K3s Homelab¶
This is a documentation of a production-grade Kubernetes homelab built on three HP T630 thin clients. The goal was to replicate a real production setup as closely as possible in a home environment — HA control plane, GitOps, observability, proper storage, automated deployments, the whole thing.
Hardware¶
| Node | Role | Specs |
|---|---|---|
| master (192.168.55.10) | control-plane + etcd | HP T630, 8GB RAM, 128GB SSD |
| worker1 (192.168.55.11) | control-plane + etcd | HP T630, 8GB RAM, 128GB SSD |
| worker2 (192.168.55.12) | control-plane + etcd | HP T630, 8GB RAM, 128GB SSD |
| haproxy (192.168.0.45/46) | load balancer | Debian Server |
All three nodes run k3s in HA mode — every node is both control-plane and etcd member.
Architecture Overview¶
Internet / LAN
│
▼
HAProxy (192.168.0.45)
:80 → Traefik HTTP
:443 → Traefik HTTPS (TCP passthrough)
:6443 → k3s API Server (TCP passthrough)
│
▼
3× k3s control-plane (embedded etcd)
master / worker1 / worker2
│
▼
Traefik Ingress Controller (L7)
│
▼
Workloads (namespaced)
What's Running¶
| Category | Tool | Purpose |
|---|---|---|
| Cluster | k3s v1.34.4 | Lightweight Kubernetes |
| Load Balancer | HAProxy | External LB + TLS passthrough |
| CNI | Cilium v1.19.1 | eBPF networking, replaces Flannel |
| Ingress | Traefik v3 | L7 routing, built into k3s |
| TLS | cert-manager + Let's Encrypt | Automatic certificates via DNS-01 |
| Storage | Longhorn v1.11 | Distributed block storage with replication |
| GitOps | Flux v2.8.1 | Pull-based CD, image automation |
| Secrets | Sealed Secrets | Encrypted secrets safe to commit to Git |
| Firewall | UFW + Ansible | Per-node firewall, managed as code |
| Monitoring | kube-prometheus-stack | Prometheus + Grafana + AlertManager |
| Logging | Loki + Promtail | Centralized log aggregation |
| Alerts | AlertManager + ntfy | Push notifications via self-hosted ntfy |
| Object Storage | Garage v2.2.0 | Self-hosted S3 (backups, Loki storage) |
| Backup | etcd snapshots + rsync | Daily etcd backup to Debian server |
| App | clients-api (Spring Boot) | Demo app with full CI/CD |
Documentation Structure¶
01-cluster-architecture/ HA control plane, etcd, node setup
02-networking/ HAProxy, Cilium CNI, NetworkPolicy
03-ingress-tls/ Traefik, cert-manager, Let's Encrypt
04-storage/ Longhorn distributed storage
05-gitops/ Flux, GitOps workflow, image automation
06-security/ UFW firewall, Sealed Secrets
07-observability/ Prometheus, Grafana, Loki, AlertManager, Hubble
08-backup/ etcd snapshots, Longhorn S3 backups
09-applications/ CI/CD pipeline, Helm charts, Progressive Delivery
Git Repositories¶
- k3s-homelab — cluster config, Flux manifests, GitOps source of truth
- clients-api — application code + Helm chart + GitHub Actions pipeline
Key Design Decisions¶
Why k3s instead of kubeadm/vanilla k8s?
Significantly lower overhead, embedded etcd for HA, ships with Traefik and Flannel out of the box. Production-grade but resource-efficient — important on 8GB RAM nodes.
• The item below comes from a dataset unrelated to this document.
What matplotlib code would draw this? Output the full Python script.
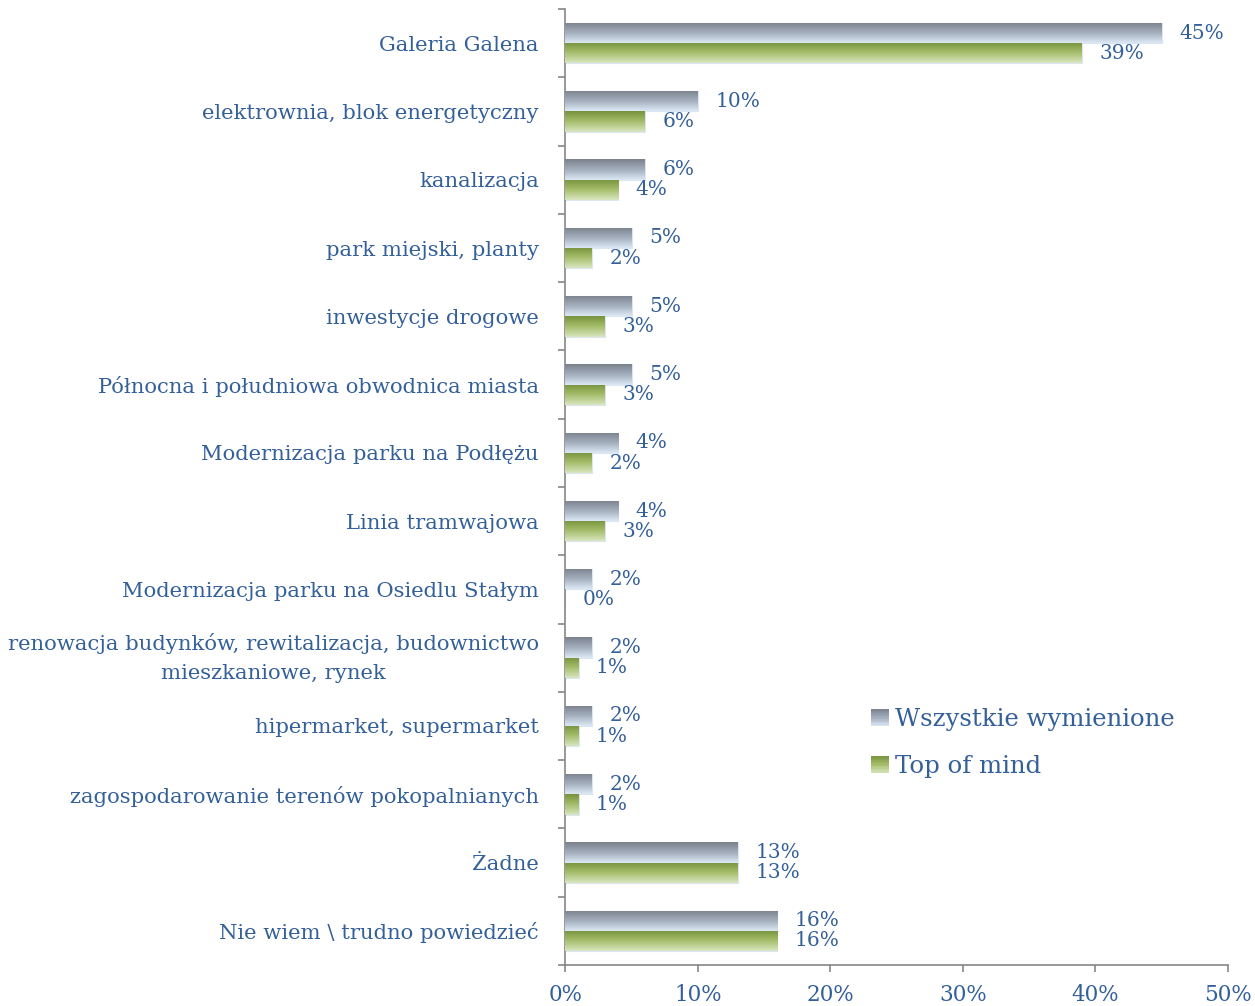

Why pull-based GitOps (Flux) instead of push (standard CI)?
The cluster doesn't need to be accessible from the internet. Flux pulls changes from Git, which is simpler and more secure in a homelab/firewall setup.
Why Cilium instead of Flannel?
eBPF-based networking with lower overhead, built-in NetworkPolicy support, and Hubble for network observability. Flannel had reliability issues after hard reboots (tmpfs subnet.env loss).
Why Longhorn instead of local-path?
Data replication between nodes — if one node dies, PVCs remain available. Essential for stateful workloads in a 3-node HA setup.